USA Patient Meeting 2013. Notes taken. Part 1.

 

Gender difference between males & females.

It used to be thought that there were about five times more cases of KS / CHH in males than in females. This has never been fully explained by genetics.

One school of thought is that there is actually no gender imbalance in reality. The disproportion in diagnosed cases might well be due to the lack of correct diagnosis of KS / CHH in females. It is not easy to correctly diagnose KS in females, especially if the oral contraceptive pill is used in treatment.

Un-published work done in Boston took the numbers of 600 patients in known KS / CHH families and came out with a ratio of 1 : 1.3 male to female cases.

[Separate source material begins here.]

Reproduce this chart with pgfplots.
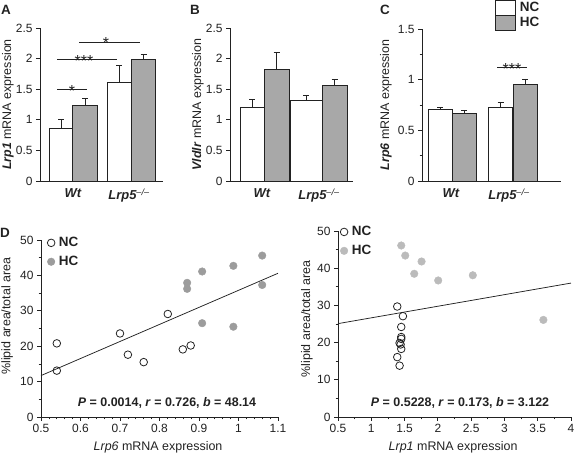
\documentclass[border=0pt]{standalone}
\usepackage{pgfplots}
\pgfplotsset{compat=1.18}
\usepackage{fontspec}
\setmainfont{Liberation Sans}
\definecolor{barg}{HTML}{A8A8A8}
\definecolor{dk}{HTML}{222222}
\definecolor{scg}{HTML}{9C9C9C}
\definecolor{scgb}{HTML}{BBBBBB}
\newcommand\fs[1]{\fontsize{#1}{#1}\selectfont}
\tikzset{sigstar/.style={anchor=base, yshift=-6.5bp, font=\fs{16}, text=dk}}
\pgfplotsset{
  common/.style={scale only axis, axis x line*=bottom, axis y line*=left, ymin=0,
    tick align=outside, major tick length=4bp, minor tick length=2.5bp,
    axis line style={dk, line width=0.75pt},
    every tick/.append style={dk, line width=0.75pt},
    tick label style={font=\fs{12}, text=dk},
    /pgf/number format/assume math mode=true,
    clip=false},
  baraxis/.style={common, xmin=0, xtick style={draw=none},
    xticklabel style={font=\fs{13}\bfseries\itshape},
    every axis y label/.style={at={(axis description cs:-0.26,0.5)}, rotate=90, anchor=center, font=\fs{12.5}, text=dk}},
  bw/.style={ybar, bar shift=0pt, fill=white, draw=dk, line width=0.75pt,
    error bars/y dir=plus, error bars/y explicit,
    error bars/error bar style={line width=0.75pt, dk},
    error bars/error mark options={line width=0.75pt, mark size=3bp, dk, rotate=90}},
  bg/.style={bw, fill=barg},
  sig/.style={dk, line width=0.75pt},
  scataxis/.style={common, ymax=50, ytick={0,10,20,30,40,50}, minor y tick num=1,
    legend style={draw=none, fill=none, inner sep=0pt, row sep=4bp, column sep=2bp,
      font=\fs{13.5}\bfseries, text=dk, cells={anchor=west}, nodes={inner sep=2bp}},
    legend image code/.code={\draw[##1] plot coordinates {(0bp,0bp)};}},
  nc/.style={only marks, mark=o, mark size=3.8bp, dk, mark options={line width=0.8pt}},
}
\begin{document}
\begin{tikzpicture}[x=1bp,y=1bp]
\useasboundingbox (0,0) rectangle (576,454);
\node[font=\fs{13.5}\bfseries, text=dk] at (6,444) {A};
\node[font=\fs{13.5}\bfseries, text=dk] at (195,444) {B};
\node[font=\fs{13.5}\bfseries, text=dk] at (385,444) {C};
\node[font=\fs{13.5}\bfseries, text=dk] at (5,221) {D};

% Panel A
\begin{axis}[baraxis, at={(40bp,273bp)}, anchor=south west, width=123bp, height=153bp,
  xmax=123, ymax=2.5, ytick={0,0.5,1,1.5,2,2.5}, xtick={33,89},
  xticklabels={Wt,{Lrp5\textsuperscript{\mdseries –/–}}},
  ylabel={\textbf{\textit{Lrp1}} mRNA expression}]
\addplot[bw, bar width=24] coordinates {(21,0.857) +- (0,0.143) (79,1.61) +- (0,0.28)};
\addplot[bg, bar width=24.5] coordinates {(45,1.228) +- (0,0.126) (103.5,1.98) +- (0,0.09)};
\addplot[sig] coordinates {(17,1.49) (47,1.49)};
\addplot[sig] coordinates {(17,1.98) (77,1.98)};
\addplot[sig] coordinates {(39,2.27) (100,2.27)};
\node[sigstar] at (axis cs:32,1.49) {*};
\node[sigstar] at (axis cs:44,1.98) {***};
\node[sigstar] at (axis cs:66,2.27) {*};
\end{axis}

% Panel B
\begin{axis}[baraxis, at={(230bp,273bp)}, anchor=south west, width=123bp, height=153bp,
  xmax=123, ymax=2.5, ytick={0,0.5,1,1.5,2,2.5}, xtick={32,89},
  xticklabels={Wt,{Lrp5\textsuperscript{\mdseries –/–}}},
  ylabel={\textbf{\textit{Vldlr}} mRNA expression}]
\addplot[bw, bar width=24] coordinates {(22,1.195) +- (0,0.131)};
\addplot[bw, bar width=32] coordinates {(76,1.316) +- (0,0.081)};
\addplot[bg, bar width=25] coordinates {(46.5,1.818) +- (0,0.289) (104.5,1.567) +- (0,0.087)};
\end{axis}

% Panel C
\begin{axis}[baraxis, at={(422bp,273bp)}, anchor=south west, width=139bp, height=152bp,
  xmax=139, ymax=1.5, ytick={0,0.5,1,1.5}, minor y tick num=1, xtick={29,87},
  xticklabels={Wt,{Lrp5\textsuperscript{\mdseries –/–}}},
  ylabel={\textbf{\textit{Lrp6}} mRNA expression},
  legend style={at={(axis cs:73,1.79)}, anchor=north west, draw=none, fill=none,
    inner sep=0pt, row sep=-0.75bp, column sep=3bp, font=\fs{13.5}\bfseries, text=dk,
    cells={anchor=west}, nodes={inner sep=1bp}}]
\addplot[bw, bar width=24, legend image code/.code={\draw[fill=white, draw=dk, line width=0.75pt] (0bp,-7.5bp) rectangle (20bp,7.5bp);}]
  coordinates {(18,0.711) +- (0,0.016) (78.5,0.73) +- (0,0.05)};
\addlegendentry{NC}
\addplot[bg, bar width=24, legend image code/.code={\draw[fill=barg, draw=dk, line width=0.75pt] (0bp,-7.5bp) rectangle (20bp,7.5bp);}]
  coordinates {(42,0.668) +- (0,0.032) (103,0.957) +- (0,0.05)};
\addlegendentry{HC}
\addplot[sig, forget plot] coordinates {(75,1.118) (105,1.118)};
\node[sigstar] at (axis cs:90,1.118) {***};
\end{axis}

% Panel D left
\begin{axis}[scataxis, at={(41bp,37bp)}, anchor=south west, width=237bp, height=177bp,
  xmin=0.5, xmax=1.1, xtick={0.5,0.6,0.7,0.8,0.9,1,1.1}, minor x tick num=4,
  xlabel={\textit{Lrp6} mRNA expression},
  ylabel={\%lipid area/total area},
  every axis x label/.style={at={(axis description cs:0.494,-0.17)}, anchor=center, font=\fs{12.5}, text=dk},
  every axis y label/.style={at={(axis description cs:-0.143,0.57)}, rotate=90, anchor=center, font=\fs{12.5}, text=dk},
  legend style={at={(axis description cs:0.026,1.027)}, anchor=north west}]
\addplot[nc] coordinates {(0.540,20.8) (0.540,13.1) (0.700,23.6) (0.720,17.6)
  (0.760,15.5) (0.821,29.1) (0.859,19.1) (0.879,20.2)};
\addlegendentry{NC}
\addplot[only marks, mark=*, mark size=3.8bp, scg] coordinates {(0.870,37.9) (0.870,36.2)
  (0.908,41.1) (0.908,26.5) (0.987,42.7) (0.987,25.5) (1.060,45.6) (1.060,37.3)};
\addlegendentry{HC}
\addplot[dk, line width=0.75pt, forget plot] coordinates {(0.5,11.7) (1.1,40.6)};
\node[font=\fs{12.5}\bfseries, text=dk] at (axis cs:0.819,3.95)
  {\textit{P} = 0.0014, \textit{r} = 0.726, \textit{b} = 48.14};
\end{axis}

% Panel D right
\begin{axis}[scataxis, at={(338bp,37bp)}, anchor=south west, width=233bp, height=186bp,
  xmin=0.5, xmax=4, xtick={0.5,1,1.5,2,2.5,3,3.5,4}, minor x tick num=1,
  xlabel={\textit{Lrp1} mRNA expression},
  ylabel={\%lipid area/total area},
  every axis x label/.style={at={(axis description cs:0.494,-0.162)}, anchor=center, font=\fs{12.5}, text=dk},
  every axis y label/.style={at={(axis description cs:-0.133,0.527)}, rotate=90, anchor=center, font=\fs{12.5}, text=dk},
  legend style={at={(axis description cs:0.009,1.036)}, anchor=north west}]
\addplot[nc] coordinates {(1.39,29.7) (1.475,27.1) (1.45,24.2) (1.45,21.5) (1.45,21.0)
  (1.425,19.9) (1.44,19.5) (1.45,18.3) (1.39,16.1) (1.425,13.8)};
\addlegendentry{NC}
\addplot[only marks, mark=*, mark size=3.8bp, scgb] coordinates {(1.45,46.1) (1.51,43.4)
  (1.755,41.8) (1.645,38.5) (2.005,36.7) (2.525,38.1) (3.585,26.1)};
\addlegendentry{HC}
\addplot[dk, line width=0.75pt, forget plot] coordinates {(0.5,25.1) (4,36.0)};
\node[font=\fs{12.5}\bfseries, text=dk] at (axis cs:2.333,3.76)
  {\textit{P} = 0.5228, \textit{r} = 0.173, \textit{b} = 3.122};
\end{axis}
\end{tikzpicture}
\end{document}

Definition of a “rare disease”.

A rare disease is defined as one that is found in 1 in 2,000 of the general population. With KS / CHH being at around the 1 in 20,000 mark roughly it falls neatly in this category. About 8% of the general population of the USA could be classified as having a rare disease.

Start of puberty.

The age of onset of puberty has a range of 10 to 15 years in females with a mean of 12 years old. In males the range is 12 to 16 with a mean of 13 years old. Typically puberty takes 5 years to fully complete.

The age puberty starts in males is not easy to distinguish in boys whereas in girls it is marked by the first menstrual bleed.

2% of the population will show a constitutional delay of puberty. This group will start puberty naturally at some stage but early hormonal treatment might be given in appropriate cases.

Any delay of puberty by the age of 15 in females and 16 in males should be investigated by a reproductive endocrinologist or a paediatric endocrinologist.

Un-descended testes at birth.

Occurs in 2% of the male population but in up to 40% of boys with Kallmann syndrome.

GnRH and sexual differentiation.

Sexual differentiation into the male and female physical forms occurs in the first few weeks of life and is controlled by the hCG derived from the placenta. This is normally unaffected in people with KS / CHH so they are born physically male or female.

Normally there is a GnRH surge from the hypothalamus in the developing baby in the final trimester and into the first 6 months of life. This is a “mini-puberty” and can give rise to detectable levels of LH / FSH / testosterone or oestrogen. This mini-puberty is missing in patients with KS / CHH. This can be used as a diagnostic tool for babies where there is a likelihood of KS / CHH being passed on. This test is more sensitive in male infants than female infants.

The presence of micro-penis and un-descended testes at birth seen in some boys with KS / CHH is related to the lack of testosterone in boys in this mini-puberty.